El documental Parchís de Netflix me dio una cachetada. Una fuerte, inesperada. Aunque en realidad creo que ya sabía unos cuantos datos de los que allí se relatan y no había tenido ganas de ponerme a buscar un poco más. Sabía que las cosas no habían terminado del todo bien entre ellos, en especial con Tino. También sabía que Yolanda se había convertido en actriz pero que nunca había logrado despegarse de la niña que cantaba vestida de amarillo. Y sabía también que el éxito brutal que aquellos niños habían tenido en aquella época había dejado algunas secuelas que ellos preferían no recordar.
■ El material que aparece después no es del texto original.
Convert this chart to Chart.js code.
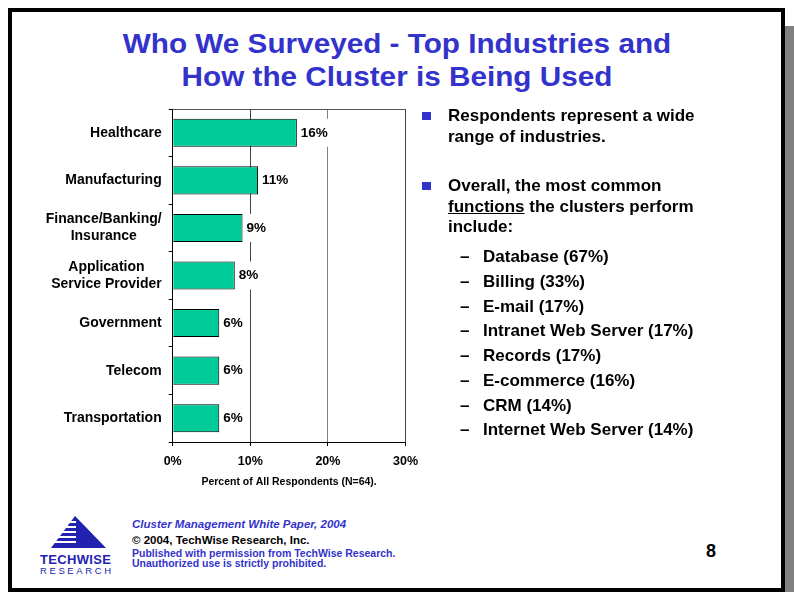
<!DOCTYPE html>
<html>
<head>
<meta charset="utf-8">
<script src="https://cdn.jsdelivr.net/npm/chart.js@4.4.1/dist/chart.umd.min.js"></script>
<style>
  body { margin: 0; width: 794px; height: 592px; position: relative; background: #fff; overflow: hidden;
         font-family: "Liberation Sans", Arial, sans-serif; }
  #frame { position: absolute; left: 8px; top: 8px; width: 777px; height: 584px; border: 4px solid #000; box-sizing: border-box; }
  #shadow { position: absolute; left: 785px; top: 26px; width: 9px; height: 566px; background: #808080; }
  .title { position: absolute; left: 0; width: 794px; text-align: center; color: #3333cc; font-weight: bold;
           font-size: 27.5px; line-height: 30px; transform: scaleX(1.08); white-space: nowrap; }
  .r { position: absolute; font-size: 17px; font-weight: bold; line-height: 20px; white-space: nowrap; color: #000; }
  .sq { position: absolute; width: 9px; height: 8px; background: #3333cc; }
  .f { position: absolute; left: 132px; font-weight: bold; white-space: nowrap; line-height: 14px; }
  #c { position: absolute; left: 20px; top: 100px; }
</style>
</head>
<body>
<div id="frame"></div>
<div id="shadow"></div>

<div class="title" style="top:29px">Who We Surveyed - Top Industries and</div>
<div class="title" style="top:62px">How the Cluster is Being Used</div>

<canvas id="c" width="406" height="400"></canvas>

<div id="notes"></div>

<svg style="position:absolute;left:30px;top:505px" width="100" height="80">
  <polygon points="45,11 21,43 76,43" fill="#2222b0"/>
  <rect x="0" y="16" width="46" height="2" fill="#fff"/>
  <rect x="0" y="21" width="46" height="2" fill="#fff"/>
  <rect x="0" y="26" width="46" height="2" fill="#fff"/>
  <rect x="0" y="31" width="46" height="2" fill="#fff"/>
  <rect x="0" y="36" width="46" height="2" fill="#fff"/>
  <text x="10" y="59" font-family="Liberation Sans, Arial" font-weight="bold" font-size="13" fill="#2222b0"
        textLength="71" lengthAdjust="spacing">TECHWISE</text>
  <text x="10" y="68.5" font-family="Liberation Sans, Arial" font-size="9.5" fill="#2222b0"
        textLength="71" lengthAdjust="spacing">RESEARCH</text>
</svg>

<div class="f" style="top:517px;font-size:11.5px;font-style:italic;color:#3333cc">Cluster Management White Paper, 2004</div>
<div class="f" style="top:533px;font-size:11.5px;color:#000">© 2004, TechWise Research, Inc.</div>
<div class="f" style="top:546px;font-size:10.5px;color:#3333cc">Published with permission from TechWise Research.</div>
<div class="f" style="top:556px;font-size:10.5px;color:#3333cc">Unauthorized use is strictly prohibited.</div>
<div class="r" style="left:706px;top:541px;font-size:18px">8</div>

<script>
// chart data
const industries = [
  ["Healthcare"],
  ["Manufacturing"],
  ["Finance/Banking/", "Insurance"],
  ["Application", "Service Provider"],
  ["Government"],
  ["Telecom"],
  ["Transportation"]
];
const shares = [16, 11, 9, 8, 6, 6, 6];
const xTicks = [0, 10, 20, 30];

// right hand bullet text
const functionsUsed = [
  "Database (67%)", "Billing (33%)", "E-mail (17%)", "Intranet Web Server (17%)",
  "Records (17%)", "E-commerce (16%)", "CRM (14%)", "Internet Web Server (14%)"
];

const FONT = "'Liberation Sans', Arial, sans-serif";

// notes block
const notes = document.getElementById("notes");
let html = "";
html += '<div class="sq" style="left:422px;top:112px"></div>';
html += '<div class="r" style="left:448px;top:106px">Respondents represent a wide</div>';
html += '<div class="r" style="left:448px;top:127px">range of industries.</div>';
html += '<div class="sq" style="left:422px;top:182px"></div>';
html += '<div class="r" style="left:448px;top:176px">Overall, the most common</div>';
html += '<div class="r" style="left:448px;top:197px"><u>functions</u> the clusters perform</div>';
html += '<div class="r" style="left:448px;top:217px">include:</div>';
functionsUsed.forEach((t, i) => {
  const top = 247 + i * 24.75;
  html += `<div class="r" style="left:460px;top:${top}px">–</div>`;
  html += `<div class="r" style="left:483px;top:${top}px">${t}</div>`;
});
notes.innerHTML = html;

const plotBox = {
  id: "plotBox",
  afterDraw(chart) {
    const { ctx, chartArea: a } = chart;
    ctx.save();
    ctx.strokeStyle = "#555";
    ctx.lineWidth = 1;
    ctx.beginPath();
    ctx.moveTo(a.left, a.top + 0.5);
    ctx.lineTo(a.right, a.top + 0.5);
    ctx.stroke();
    ctx.restore();
  }
};

const valueLabels = {
  id: "valueLabels",
  afterDatasetsDraw(chart) {
    const { ctx } = chart;
    const meta = chart.getDatasetMeta(0);
    ctx.save();
    ctx.font = "bold 13.5px " + FONT;
    ctx.textBaseline = "middle";
    meta.data.forEach((bar, i) => {
      const txt = shares[i] + "%";
      const w = ctx.measureText(txt).width;
      ctx.fillStyle = "#fff";
      ctx.fillRect(bar.x + 2, bar.y - 14, w + 4, 28);
      ctx.fillStyle = "#000";
      ctx.fillText(txt, bar.x + 4, bar.y);
    });
    ctx.restore();
  }
};

const catLabels = {
  id: "catLabels",
  afterDraw(chart) {
    const { ctx } = chart;
    const y = chart.scales.y;
    const right = y.right - 4 - 7;
    ctx.save();
    ctx.font = "bold 14px " + FONT;
    ctx.fillStyle = "#000";
    ctx.textAlign = "center";
    ctx.textBaseline = "middle";
    industries.forEach((lines, i) => {
      const cy = y.getPixelForValue(i);
      const maxW = Math.max(...lines.map(l => ctx.measureText(l).width));
      const cx = right - maxW / 2;
      lines.forEach((l, j) => {
        ctx.fillText(l, cx, cy + (j - (lines.length - 1) / 2) * 17);
      });
    });
    ctx.restore();
  }
};

new Chart(document.getElementById("c"), {
  type: "bar",
  data: {
    labels: industries,
    datasets: [{
      data: shares,
      backgroundColor: "#00cc99",
      borderColor: "#000",
      borderWidth: 1,
      barPercentage: 0.59,
      categoryPercentage: 1
    }]
  },
  options: {
    indexAxis: "y",
    responsive: false,
    animation: false,
    devicePixelRatio: 1,
    layout: { padding: { top: 9, right: 9, left: 0, bottom: 0 } },
    plugins: { legend: { display: false }, tooltip: { enabled: false } },
    scales: {
      x: {
        min: 0,
        max: 30,
        afterBuildTicks: s => { s.ticks = xTicks.map(v => ({ value: v })); },
        ticks: {
          callback: v => v + "%",
          color: "#000",
          padding: 8,
          maxRotation: 0,
          font: { family: FONT, size: 12.5, weight: "bold" }
        },
        grid: {
          color: c => (c.tick && c.tick.value === 20 ? "#808080" : "#444"),
          tickLength: 4,
          tickColor: "#000"
        },
        border: { color: "#000" },
        title: {
          display: true,
          text: "Percent of All Respondents (N=64).",
          color: "#000",
          font: { family: FONT, size: 10.5, weight: "bold" },
          padding: { top: 0, bottom: 12 }
        },
        afterFit: s => { s.height = 58; }
      },
      y: {
        ticks: { display: false },
        grid: { drawOnChartArea: false, offset: true, tickLength: 4, tickColor: "#000" },
        border: { color: "#000" },
        afterFit: s => { s.width = 152.7; }
      }
    }
  },
  plugins: [plotBox, valueLabels, catLabels]
});
</script>
</body>
</html>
Pero escucharlos hablar de días y días de trabajo sin descanso, de falta de cuidado en las giras, de abandono de la escuela o de primeras exploraciones sexuales entre ellos porque era lo que había me dejó una sensación ambigua durante las casi dos horas que dura el documental. El relato sobre los puntos más polémicos es superficial y leí infinitas críticas sobre eso. Puede ser. Yo no necesité más. O no pude. Creo que sí pude imaginar sin necesidad de más detalles que esa no era una vida que niños pudieran disfrutar y manejar durante mucho tiempo.

Sí canté, sí disfruté cuando los vi ahora, bastante más de 30 años después, y sobre todo recordé en el cuerpo la felicidad que esos cinco me provocaban. Pero terminó y la tristeza fue más que otra cosa. Y un poco de culpa –cuándo no– por haber disfrutado tanto de algo que ellos sufrían, y un cuestionamiento inicial a esos padres que –salvo en el caso de Oscar, el niño que primero abandonó el grupo– parecían no preocuparse por todo lo que sus hijos estaban viviendo y que solo veían la fama y el dinero que llegaría. La mirada cuestionadora sobre los padres se me pasó rápido. Al fin y al cabo todos los padres en general hacemos lo que podemos y lo que creemos mejor con las circunstancias que nos tocan.

Pero esa sensación de entre desazón y nostalgia que los propios integrantes del grupo transmiten no se me fue. Creo que ya no voy a poder contarles a mis hijos sobre la primera banda que generó emociones en mí y en mis amigos sin recordar esas caras, esos relatos que rescataban momentos buenos pero también otros profundamente malos y cuyas consecuencias finalmente los acompañaron siempre.